Dessa sorte, a responsabilidade solidária e de execução subsidiária atribuída ao poder público significa que o Estado integra o título executivo sob a condição de, como devedor-reserva, ser chamado quando o degradador original (devedor principal) não quitar a dívida, "seja por total ou parcial exaurimento patrimonial ou insolvência, seja por impossibilidade ou incapacidade, por qualquer razão, inclusive técnica, de cumprimento da prestação judicialmente imposta, assegurado, sempre, o direito de regresso (artigo 934 do Código Civil), com a desconsideração da personalidade jurídica, conforme preceitua o artigo 50 do Código Civil" [7].

A subsidiariedade, segundo entendimentos do STJ, deixa de fazer sentido jurídico ou prático se o devedor principal não mais existir ou não for facilmente identificável ou encontrável.

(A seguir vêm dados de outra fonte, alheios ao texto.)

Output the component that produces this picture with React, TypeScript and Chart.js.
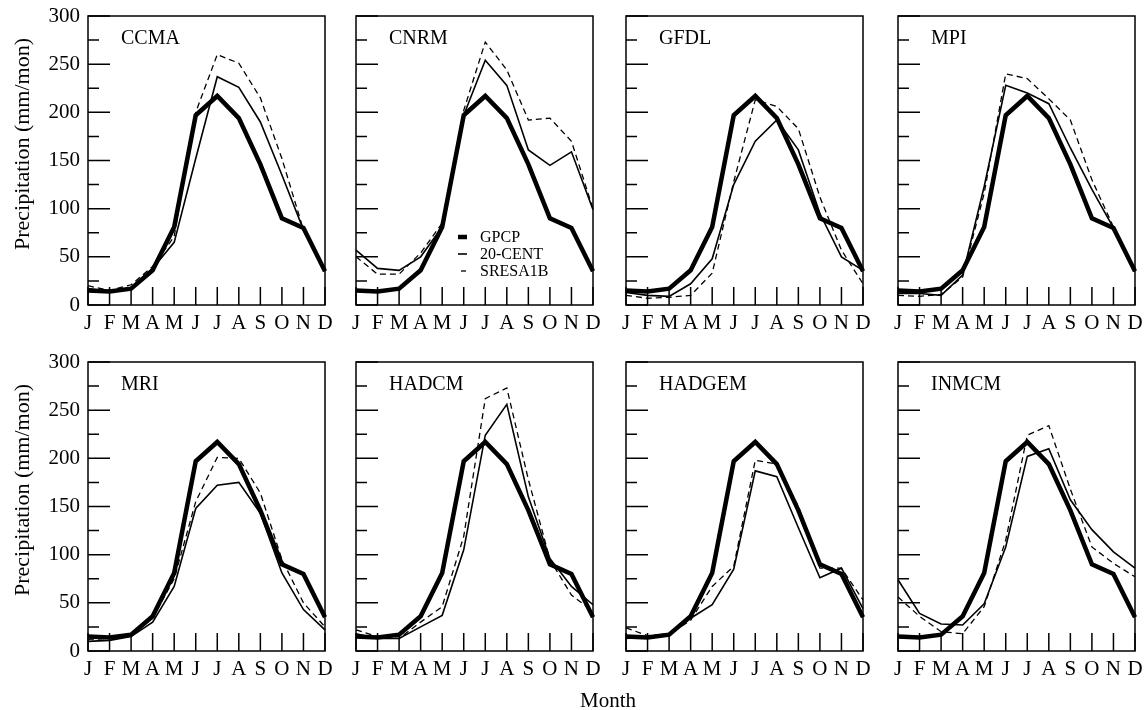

O objetivo da nova súmula é evitar que o Estado responda, na linha de frente, pela degradação causada por terceiro e que só a este beneficia ou aproveita, pois "aos cofres públicos não se impinge a função de garante ou de segurador universal dos poluidores".

Destarte, nosso Superior Tribunal de Justiça, por meio da Súmula 652, consolidou o entendimento — a fim de preservar a própria sociedade, representada pelo Estado — de que a reparação de danos ao patrimônio cultural é obrigação primária do poluidor.

O poder público omisso, conquanto solidariamente responsável, responde subsidiariamente, podendo ser executado quando o degradador direto não cumprir a obrigação, ou não puder por ela responder.


[1] ADI 3.540 – MC/DF, Rel. Min. CELSO DE MELLO, Pleno.

[2] Introdução do Direito do Patrimônio Cultural Brasileiro. Belo Horizonte: 3i editora. 2021. p. 229.

[3] "Artigo 942 — Os bens do responsável pela ofensa ou violação do direito de outrem ficam sujeitos à reparação do dano causado; e, se a ofensa tiver mais de um autor, todos responderão solidariamente pela reparação."

[4] REsp nº 1.071.741 – SP (2008/0146043-5).

[5] "Artigo 3º  — Para os fins previstos nesta Lei, entende-se por: IV – poluidor, a pessoa física ou jurídica, de direito público ou privado, responsável, direta ou indiretamente, por atividade causadora de degradação ambiental."

[6] STJ – REsp 650.728/SC.

[7] REsp 1.071.741/SP, 2ª Turma, Min. Herman Benjamin, DJe 16/12/2010.